Without the pictures, can you quote each line below exactly?

===============

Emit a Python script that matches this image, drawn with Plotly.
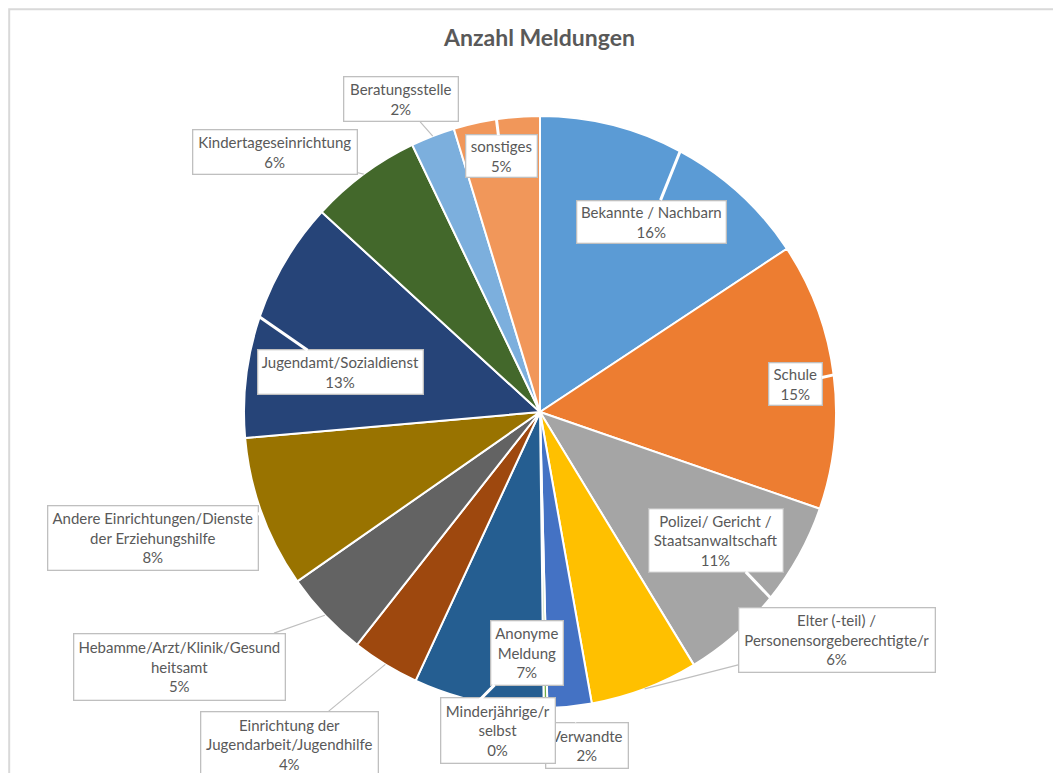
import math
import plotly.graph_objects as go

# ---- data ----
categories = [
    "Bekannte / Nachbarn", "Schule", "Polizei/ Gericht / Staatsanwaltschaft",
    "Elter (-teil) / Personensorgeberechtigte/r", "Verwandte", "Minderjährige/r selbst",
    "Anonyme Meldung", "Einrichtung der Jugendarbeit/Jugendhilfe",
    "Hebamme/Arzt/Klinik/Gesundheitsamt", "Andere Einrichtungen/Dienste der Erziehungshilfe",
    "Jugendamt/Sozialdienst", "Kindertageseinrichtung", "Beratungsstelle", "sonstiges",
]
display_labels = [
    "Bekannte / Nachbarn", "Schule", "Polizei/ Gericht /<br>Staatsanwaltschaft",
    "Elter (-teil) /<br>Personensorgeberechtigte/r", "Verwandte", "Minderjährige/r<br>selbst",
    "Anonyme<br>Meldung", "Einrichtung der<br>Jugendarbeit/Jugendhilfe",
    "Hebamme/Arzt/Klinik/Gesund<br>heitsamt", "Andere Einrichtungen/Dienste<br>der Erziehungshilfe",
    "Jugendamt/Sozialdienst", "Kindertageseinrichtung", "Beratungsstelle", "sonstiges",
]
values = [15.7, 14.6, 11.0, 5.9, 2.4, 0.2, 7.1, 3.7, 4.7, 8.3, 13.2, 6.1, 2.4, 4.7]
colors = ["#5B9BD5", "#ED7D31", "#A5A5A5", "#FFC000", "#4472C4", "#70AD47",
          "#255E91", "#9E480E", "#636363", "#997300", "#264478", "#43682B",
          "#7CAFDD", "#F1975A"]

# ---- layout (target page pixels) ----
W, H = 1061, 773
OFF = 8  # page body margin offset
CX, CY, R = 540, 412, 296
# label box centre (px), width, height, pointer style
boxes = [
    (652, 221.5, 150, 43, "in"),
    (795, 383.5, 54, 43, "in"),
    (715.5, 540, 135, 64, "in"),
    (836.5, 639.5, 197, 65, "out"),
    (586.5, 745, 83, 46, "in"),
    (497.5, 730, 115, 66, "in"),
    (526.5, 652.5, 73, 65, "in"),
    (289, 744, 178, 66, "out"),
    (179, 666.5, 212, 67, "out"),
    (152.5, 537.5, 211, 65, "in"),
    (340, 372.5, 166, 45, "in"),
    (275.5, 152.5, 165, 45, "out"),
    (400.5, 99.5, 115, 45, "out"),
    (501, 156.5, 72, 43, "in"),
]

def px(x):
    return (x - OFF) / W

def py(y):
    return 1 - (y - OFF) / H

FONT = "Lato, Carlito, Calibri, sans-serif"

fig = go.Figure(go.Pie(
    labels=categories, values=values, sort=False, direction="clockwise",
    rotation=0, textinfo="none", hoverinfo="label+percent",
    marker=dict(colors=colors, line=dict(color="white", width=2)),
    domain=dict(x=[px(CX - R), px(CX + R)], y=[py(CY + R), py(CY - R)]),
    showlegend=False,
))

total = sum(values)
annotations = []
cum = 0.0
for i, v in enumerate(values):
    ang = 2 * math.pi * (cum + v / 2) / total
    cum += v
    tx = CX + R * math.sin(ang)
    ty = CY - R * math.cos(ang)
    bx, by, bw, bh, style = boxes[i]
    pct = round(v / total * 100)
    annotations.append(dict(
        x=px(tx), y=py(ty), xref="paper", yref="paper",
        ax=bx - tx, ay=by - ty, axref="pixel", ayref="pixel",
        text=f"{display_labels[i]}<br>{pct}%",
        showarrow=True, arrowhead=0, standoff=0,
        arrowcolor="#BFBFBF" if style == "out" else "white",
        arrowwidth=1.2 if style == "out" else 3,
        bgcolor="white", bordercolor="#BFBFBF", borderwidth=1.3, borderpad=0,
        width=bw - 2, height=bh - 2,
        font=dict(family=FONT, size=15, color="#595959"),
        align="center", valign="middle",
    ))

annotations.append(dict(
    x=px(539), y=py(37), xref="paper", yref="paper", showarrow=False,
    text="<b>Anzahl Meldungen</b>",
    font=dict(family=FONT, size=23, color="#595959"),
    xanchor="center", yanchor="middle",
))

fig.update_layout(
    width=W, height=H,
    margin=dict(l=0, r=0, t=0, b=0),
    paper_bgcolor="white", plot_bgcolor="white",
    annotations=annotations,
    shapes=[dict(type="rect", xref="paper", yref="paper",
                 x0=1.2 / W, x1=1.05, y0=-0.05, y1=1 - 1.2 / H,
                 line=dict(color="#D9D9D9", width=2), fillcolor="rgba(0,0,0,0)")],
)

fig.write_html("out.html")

===============

Completed exercise:
Emit a Python script that matches this image, drawn with Plotly.
import math
import plotly.graph_objects as go

# ---- data ----
categories = [
    "Bekannte / Nachbarn", "Schule", "Polizei/ Gericht / Staatsanwaltschaft",
    "Elter (-teil) / Personensorgeberechtigte/r", "Verwandte", "Minderjährige/r selbst",
    "Anonyme Meldung", "Einrichtung der Jugendarbeit/Jugendhilfe",
    "Hebamme/Arzt/Klinik/Gesundheitsamt", "Andere Einrichtungen/Dienste der Erziehungshilfe",
    "Jugendamt/Sozialdienst", "Kindertageseinrichtung", "Beratungsstelle", "sonstiges",
]
display_labels = [
    "Bekannte / Nachbarn", "Schule", "Polizei/ Gericht /<br>Staatsanwaltschaft",
    "Elter (-teil) /<br>Personensorgeberechtigte/r", "Verwandte", "Minderjährige/r<br>selbst",
    "Anonyme<br>Meldung", "Einrichtung der<br>Jugendarbeit/Jugendhilfe",
    "Hebamme/Arzt/Klinik/Gesund<br>heitsamt", "Andere Einrichtungen/Dienste<br>der Erziehungshilfe",
    "Jugendamt/Sozialdienst", "Kindertageseinrichtung", "Beratungsstelle", "sonstiges",
]
values = [15.7, 14.6, 11.0, 5.9, 2.4, 0.2, 7.1, 3.7, 4.7, 8.3, 13.2, 6.1, 2.4, 4.7]
colors = ["#5B9BD5", "#ED7D31", "#A5A5A5", "#FFC000", "#4472C4", "#70AD47",
          "#255E91", "#9E480E", "#636363", "#997300", "#264478", "#43682B",
          "#7CAFDD", "#F1975A"]

# ---- layout (target page pixels) ----
W, H = 1061, 773
OFF = 8  # page body margin offset
CX, CY, R = 540, 412, 296
# label box centre (px), width, height, pointer style
boxes = [
    (652, 221.5, 150, 43, "in"),
    (795, 383.5, 54, 43, "in"),
    (715.5, 540, 135, 64, "in"),
    (836.5, 639.5, 197, 65, "out"),
    (586.5, 745, 83, 46, "in"),
    (497.5, 730, 115, 66, "in"),
    (526.5, 652.5, 73, 65, "in"),
    (289, 744, 178, 66, "out"),
    (179, 666.5, 212, 67, "out"),
    (152.5, 537.5, 211, 65, "in"),
    (340, 372.5, 166, 45, "in"),
    (275.5, 152.5, 165, 45, "out"),
    (400.5, 99.5, 115, 45, "out"),
    (501, 156.5, 72, 43, "in"),
]

def px(x):
    return (x - OFF) / W

def py(y):
    return 1 - (y - OFF) / H

FONT = "Lato, Carlito, Calibri, sans-serif"

fig = go.Figure(go.Pie(
    labels=categories, values=values, sort=False, direction="clockwise",
    rotation=0, textinfo="none", hoverinfo="label+percent",
    marker=dict(colors=colors, line=dict(color="white", width=2)),
    domain=dict(x=[px(CX - R), px(CX + R)], y=[py(CY + R), py(CY - R)]),
    showlegend=False,
))

total = sum(values)
annotations = []
cum = 0.0
for i, v in enumerate(values):
    ang = 2 * math.pi * (cum + v / 2) / total
    cum += v
    tx = CX + R * math.sin(ang)
    ty = CY - R * math.cos(ang)
    bx, by, bw, bh, style = boxes[i]
    pct = round(v / total * 100)
    annotations.append(dict(
        x=px(tx), y=py(ty), xref="paper", yref="paper",
        ax=bx - tx, ay=by - ty, axref="pixel", ayref="pixel",
        text=f"{display_labels[i]}<br>{pct}%",
        showarrow=True, arrowhead=0, standoff=0,
        arrowcolor="#BFBFBF" if style == "out" else "white",
        arrowwidth=1.2 if style == "out" else 3,
        bgcolor="white", bordercolor="#BFBFBF", borderwidth=1.3, borderpad=0,
        width=bw - 2, height=bh - 2,
        font=dict(family=FONT, size=15, color="#595959"),
        align="center", valign="middle",
    ))

annotations.append(dict(
    x=px(539), y=py(37), xref="paper", yref="paper", showarrow=False,
    text="<b>Anzahl Meldungen</b>",
    font=dict(family=FONT, size=23, color="#595959"),
    xanchor="center", yanchor="middle",
))

fig.update_layout(
    width=W, height=H,
    margin=dict(l=0, r=0, t=0, b=0),
    paper_bgcolor="white", plot_bgcolor="white",
    annotations=annotations,
    shapes=[dict(type="rect", xref="paper", yref="paper",
                 x0=1.2 / W, x1=1.05, y0=-0.05, y1=1 - 1.2 / H,
                 line=dict(color="#D9D9D9", width=2), fillcolor="rgba(0,0,0,0)")],
)

fig.write_html("out.html")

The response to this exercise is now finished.